October Economic Indicator Recap
Below are the current readings on the major economic indicators: central bank interest rates, inflation, GDP and unemployment.
Below are the current readings on a few other often followed economic indicators: retail sales and housing market metrics.
A Closer Look at the Canadian Economy
Canada’s unemployment rate was unchanged at 7.0% in September despite 67,200 jobs being added; 23,000 were full time jobs and 44,100 were part-time jobs. The rise in the labour force participation rate offset the job creation, keeping the unemployment rate unchanged.
Housing prices across Canada rose 0.8% in September according to Teranet. Toronto (+2.2%), Hamilton (+1.4%), and Victoria (+1.1%) all posted monthly gains that were above the national average. Quebec City was again the laggard at -0.8%. Prices in Vancouver rose +0.2%, the smallest increase since April 2015.
The number of new housing starts rose to 220,600 in September, an increase of 19.8% from August. Building permit activity in August rose +10.4%.
Inflation was slightly positive in September at +0.1%. On an annual basis, the inflation rate was +1.3%, the lowest level in almost a year, and remains under the Bank of Canada’s target rate of 2.0%. Core inflation which excludes more variable items such as gasoline, natural gas, fruit & vegetables, and mortgage interest was +1.8% for the last year – the lowest reading in almost 2 years. Retail sales were down -0.1% in August, but were up +1.6% for the past year.

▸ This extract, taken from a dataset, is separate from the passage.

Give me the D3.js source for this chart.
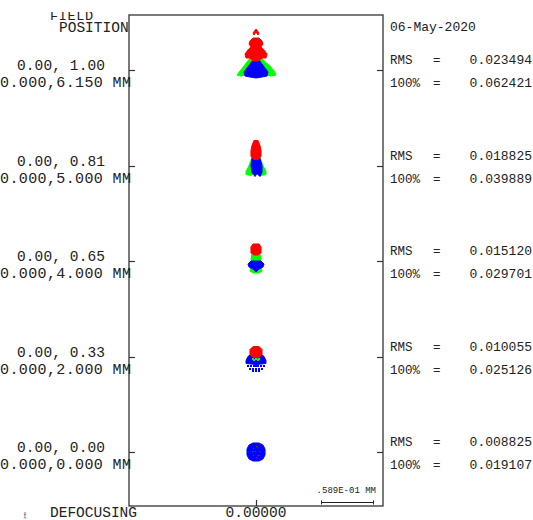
<!DOCTYPE html>
<html><head><meta charset="utf-8">
<script src="https://cdn.jsdelivr.net/npm/d3@7"></script>
<style>body{margin:0;background:#fff}svg{display:block}text{font-family:"Liberation Mono","DejaVu Sans Mono",monospace;fill:#222}</style>
</head><body><svg id="c" width="533" height="520"></svg>
<script>
// ---- data ----
const fieldAngles = ["0.00, 1.00","0.00, 0.81","0.00, 0.65","0.00, 0.33","0.00, 0.00"];
const fieldHeights = ["0.000,6.150 MM","0.000,5.000 MM","0.000,4.000 MM","0.000,2.000 MM","0.000,0.000 MM"];
const rmsValues = ["0.023494","0.018825","0.015120","0.010055","0.008825"];
const geoValues = ["0.062421","0.039889","0.029701","0.025126","0.019107"];
const defocus = ["0.00000"];
const dateText = "06-May-2020";
const scaleBarUm = 58.9; // .589E-01 MM
const scaleBarLabel = ".589E-01 MM";
const waveColors = {w1:"#0000ff", w2:"#00ff00", w3:"#ff0000"};
// spot outlines (microns, x right, y up, relative to chief ray) per field
const redShapes = [
  [[[-3.4,41.9],[0,46.4],[3.4,41.9],[2.3,39.6],[0,43.0],[-2.3,39.6]],
   [[-3.4,36.2],[3.4,36.2],[6.8,32.8],[7.9,29.5],[5.7,26.1],[9.1,22.7],[12.5,18.1],[11.3,13.6],[6.8,13.6],[3.4,10.2],[-3.4,10.2],[-6.8,13.6],[-11.3,13.6],[-12.5,18.1],[-9.1,22.7],[-5.7,26.1],[-7.9,29.5],[-6.8,32.8]]],
  [[[-2.3,28.3],[2.3,28.3],[4.5,22.7],[5.7,17.0],[5.7,10.2],[2.3,6.8],[-2.3,6.8],[-5.7,10.2],[-5.7,17.0],[-4.5,22.7]]],
  [[[-3.4,19.3],[3.4,19.3],[5.7,15.9],[5.7,9.1],[2.3,6.8],[-2.3,6.8],[-5.7,9.1],[-5.7,15.9]]],
  [[[-3.4,11.3],[3.4,11.3],[6.8,7.9],[6.8,2.3],[3.4,-1.1],[-3.4,-1.1],[-6.8,2.3],[-6.8,7.9]]],
  []
];
const greenShapes = [
  [[[-5.7,14.7],[5.7,14.7],[10.2,9.1],[15.9,4.5],[20.4,-1.1],[22.7,-5.7],[15.9,-6.8],[9.1,-4.5],[0,-6.8],[-9.1,-4.5],[-17.0,-6.8],[-21.5,-5.7],[-18.1,-1.1],[-13.6,4.5],[-10.2,9.1]]],
  [[[-4.5,10.2],[4.5,10.2],[5.7,5.7],[7.9,0],[11.3,-6.8],[11.3,-10.2],[5.7,-11.3],[0,-7.9],[-5.7,-11.3],[-11.3,-10.2],[-11.3,-6.8],[-7.9,0],[-5.7,5.7]]],
  [[[-4.5,7.9],[4.5,7.9],[5.7,2.3],[4.5,-2.3],[5.7,-6.8],[6.8,-11.3],[3.4,-13.6],[-3.4,-13.6],[-6.8,-11.3],[-5.7,-6.8],[-4.5,-2.3],[-5.7,2.3]]],
  [],
  []
];
const blueShapes = [
  [[[-3.4,11.3],[3.4,11.3],[6.8,6.8],[10.2,2.3],[13.6,-2.3],[12.5,-6.8],[6.8,-7.9],[0,-9.1],[-6.8,-7.9],[-12.5,-6.8],[-13.6,-2.3],[-10.2,2.3],[-6.8,6.8]]],
  [[[-4.5,7.9],[4.5,7.9],[6.8,0],[6.8,-7.9],[4.5,-12.5],[1.1,-9.1],[-1.1,-12.5],[-4.5,-7.9],[-5.7,0]]],
  [[[-5.7,0],[5.7,0],[9.1,-3.4],[7.9,-6.8],[3.4,-9.1],[0,-12.5],[-3.4,-9.1],[-7.9,-6.8],[-9.1,-3.4]]],
  [[[-4.5,3.4],[4.5,3.4],[9.1,0],[11.3,-4.5],[11.3,-7.9],[0,-9.1],[-11.3,-7.9],[-11.3,-4.5],[-9.1,0]]],
  [[[-3.4,10.2],[3.4,10.2],[7.9,7.9],[10.2,3.4],[10.2,-3.4],[7.9,-7.9],[3.4,-10.2],[-3.4,-10.2],[-7.9,-7.9],[-10.2,-3.4],[-10.2,3.4],[-7.9,7.9]]]
];
const bluePoints = [[],[],[],
  [[-9.1,-11.3],[-5.7,-11.3],[-2.3,-11.3],[0,-11.3],[2.3,-11.3],[5.7,-11.3],[9.1,-11.3],
   [-6.8,-13.6],[-3.4,-13.6],[0,-13.6],[3.4,-13.6],[6.8,-13.6],
   [-3.4,-15.9],[0,-15.9],[3.4,-15.9]],
  []];
const greenPoints = [[],[],[],
  [[-3.4,-2.3],[0,-2.3],[3.4,-2.3],[-2.3,-4.5],[2.3,-4.5]],
  []];
const redPoints = [[],[],[],[],
  [[-2.3,4.5],[1.1,5.7],[-4.5,1.1],[-1.1,1.1],[3.4,1.1],[-2.3,-3.4],[2.3,-3.4],[0,-5.7]]];

// ---- layout ----
const svg = d3.select("#c");
const frame = {x0:129, x1:383, y0:15, y1:506};
const yField = d3.scalePoint().domain(fieldAngles).range([70, 452]);
const xDef = d3.scalePoint().domain(defocus).range([frame.x0, frame.x1]).padding(0.5);
const um = d3.scaleLinear().domain([0, scaleBarUm]).range([0, 52]);

// frame
svg.append("rect").attr("x",frame.x0).attr("y",frame.y0)
  .attr("width",frame.x1-frame.x0).attr("height",frame.y1-frame.y0)
  .attr("fill","none").attr("stroke","#333").attr("stroke-width",1.3);

// ticks
fieldAngles.forEach(f=>{
  const y = Math.round(yField(f))+0.5;
  svg.append("line").attr("x1",frame.x0).attr("x2",frame.x0+6).attr("y1",y).attr("y2",y).attr("stroke","#333").attr("stroke-width",1.2);
  svg.append("line").attr("x1",frame.x1-6).attr("x2",frame.x1).attr("y1",y).attr("y2",y).attr("stroke","#333").attr("stroke-width",1.2);
});
defocus.forEach(d=>{
  const x = Math.round(xDef(d))+0.5;
  svg.append("line").attr("x1",x).attr("x2",x).attr("y1",frame.y1-6).attr("y2",frame.y1).attr("stroke","#333").attr("stroke-width",1.2);
  svg.append("text").attr("x",xDef(d)).attr("y",517).attr("text-anchor","middle").attr("font-size",14.5).text(d);
});

// spots
const line = d3.line().curve(d3.curveLinearClosed);
function drawShapes(shapes, color){
  shapes.forEach((list,i)=>{
    const cx = xDef(defocus[0]), cy = yField(fieldAngles[i]);
    list.forEach(poly=>{
      svg.append("path")
        .attr("d", line(poly.map(p=>[cx+um(p[0]), cy-um(p[1])])))
        .attr("fill",color).attr("stroke",color).attr("stroke-width",1).attr("stroke-linejoin","round");
    });
  });
}
function drawPoints(points, color, size){
  points.forEach((list,i)=>{
    const cx = xDef(defocus[0]), cy = yField(fieldAngles[i]);
    svg.append("g").selectAll("rect").data(list).join("rect")
      .attr("x",p=>Math.round(cx+um(p[0])-size/2)).attr("y",p=>Math.round(cy-um(p[1])-size/2))
      .attr("width",size).attr("height",size).attr("fill",color);
  });
}
drawShapes(greenShapes, waveColors.w2);
drawShapes(blueShapes, waveColors.w1);
drawPoints(bluePoints, waveColors.w1, 2);
drawPoints(greenPoints, waveColors.w2, 2);
drawShapes(redShapes, waveColors.w3);
drawPoints(redPoints, waveColors.w3, 1);

// left labels
svg.append("defs").append("clipPath").attr("id","clipF").append("rect").attr("x",0).attr("y",12).attr("width",140).attr("height",8);
svg.append("text").attr("x",50).attr("y",19.5).attr("font-size",13.5).attr("textLength",43).attr("clip-path","url(#clipF)").text("FIELD");
svg.append("text").attr("x",59).attr("y",32).attr("font-size",14.5).text("POSITION");
fieldAngles.forEach((f,i)=>{
  const y = yField(f);
  svg.append("text").attr("x",17).attr("y",y).attr("font-size",14.5).attr("textLength",88).text(f);
  svg.append("text").attr("x",0).attr("y",y+17).attr("font-size",15).attr("textLength",131).text(fieldHeights[i]);
});

// right labels
svg.append("text").attr("x",390).attr("y",31).attr("font-size",13).text(dateText);
fieldAngles.forEach((f,i)=>{
  const y = yField(f);
  svg.append("text").attr("x",390).attr("y",y-6).attr("font-size",12.5).text("RMS");
  svg.append("text").attr("x",433).attr("y",y-6).attr("font-size",12.5).text("=");
  svg.append("text").attr("x",532).attr("y",y-6).attr("font-size",13).attr("text-anchor","end").text(rmsValues[i]);
  svg.append("text").attr("x",390).attr("y",y+17).attr("font-size",12.5).text("100%");
  svg.append("text").attr("x",433).attr("y",y+17).attr("font-size",12.5).text("=");
  svg.append("text").attr("x",532).attr("y",y+17).attr("font-size",13).attr("text-anchor","end").text(geoValues[i]);
});

// scale bar
const sbx = 321, sby = 502.5;
svg.append("text").attr("x",376).attr("y",493).attr("text-anchor","end").attr("font-size",9).text(scaleBarLabel);
svg.append("line").attr("x1",sbx).attr("x2",sbx+um(scaleBarUm)).attr("y1",sby).attr("y2",sby).attr("stroke","#222").attr("stroke-width",1.2);
[sbx, sbx+um(scaleBarUm)].forEach(x=>svg.append("line").attr("x1",x+0.5).attr("x2",x+0.5).attr("y1",sby-2).attr("y2",sby+2).attr("stroke","#222"));

// bottom labels
svg.append("text").attr("x",50).attr("y",517).attr("font-size",14.5).text("DEFOCUSING");
svg.append("text").attr("transform","translate(26,519) rotate(-90)").attr("font-size",4).attr("fill","#666").text("ZMX");
</script></body></html>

GDP was up +0.2% month over month in August, or +1.3% compared to August 2015. While all economic sectors posted gains in August, most of the growth was again attributed to the mining and oil & gas sectors.
While economic growth has been recovering from the first quarter of 2016’s slump, growth has not been strong enough to prompt the Bank of Canada to raise interest rates. At the Bank of Canada’s October meeting interest rates were left unchanged after the BoC lowered their growth expectations for 2017 and 2018. The BoC next meets on December 7.